Утверждение авторов каталога иконного собрания Национального музея в Стокгольме о том, что продажи состоялись, также оказывается голословным. В качестве доказательства они ссылаются на письмо Грабаря в «Антиквариат» Гинзбургу, которое ранее цитировалось в этой книге. Письмо написано в сентябре 1928 года, почти за полгода до того, как открылась выставка. Оно является подтверждением намерений, но доказать факт продаж не может.
Наиболее конкретным из всех заявлений является утверждение Вздорнова о том, что в Лондоне и США были проданы иконы, «закупленные Госторгом в Новгороде». Но в этом случае речь идет о собственном товаре «Антиквариата», а не об экспонатах, предоставленных на выставку музеями. К тому же, какие именно иконы были проданы, неясно, Вздорнов их не называет. На выставке из пятнадцати икон, принадлежавших «Антиквариату», только три (по атрибуции того времени) относились к новгородской школе (прилож. 2 № 137–139), остальные были тверские и московские. Эти три новгородские иконы, как и все иконы «Антиквариата», показанные на выставке, благополучно дошли до последней в США и во всем турне выставки в Цинциннати. Кроме того, точно известно, что икона «Свв. Федор Стратилат и Федор Тирон» вернулась в СССР и сейчас находится в Эрмитаже.

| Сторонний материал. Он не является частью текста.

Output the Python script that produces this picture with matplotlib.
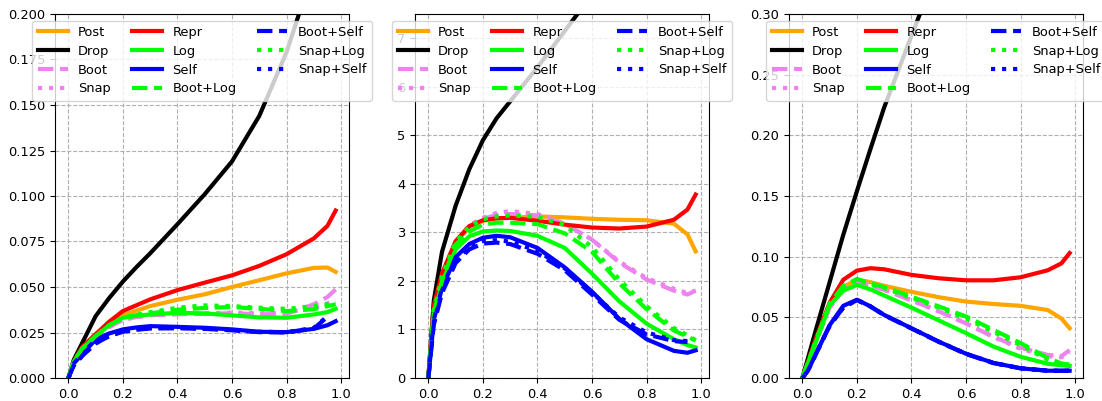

Все сказанное позволяет признать, что продажа экспонатов выставки во время пребывания за границей остается недоказанной. Речь об этом ведется на уровне предположений и деклараций. Важно отметить и то, что никто из российских исследователей выставки не работал в архивах Наркомата внешней торговли СССР и западных музеев, которые принимали выставку, а там содержатся ответы на многие вопросы.
Вот что удалось выяснить в ходе моего архивного расследования.
ГЛАВА 2. РАЗВЕДКА: БЕРЛИН, КЕЛЬН, ГАМБУРГ, МЮНХЕН, ВЕНА
Берлинский хаб. Гинзбург беспокоится. Продать копии! А покупателей все нет
Пока одни наслаждались выставкой, а другие захлебывались от злости и возмущения, антиквары приценивались. Символично, что выставка началась с Берлина – заграничного центра коммерческих сделок «Антиквариата». В Берлине при советском торгпредстве работал художественно-промышленный отдел, который с 1922 года возглавляла актриса Мария Федоровна Андреева, жена Максима Горького. В 1920‐е годы отдел в основном продавал ковры. С началом индустриализации, повлекшей массовый экспорт произведений искусства, работы значительно прибавилось, но оценкой занимался лишь один человек – эксперт торгпредства Розенталь35. Здесь же, в Берлине, проходила оплата покупок и передача потерянных для России произведений искусства агентам новых владельцев. В конце 1920-х – начале 1930‐х годов Берлин стал главным местом проведения советских антикварных аукционов. Германия в те годы являлась основным кредитором Советского Союза, так что вырученные от продажи произведений искусства суммы фактически сразу же уходили по назначению – на оплату займов для индустриализации.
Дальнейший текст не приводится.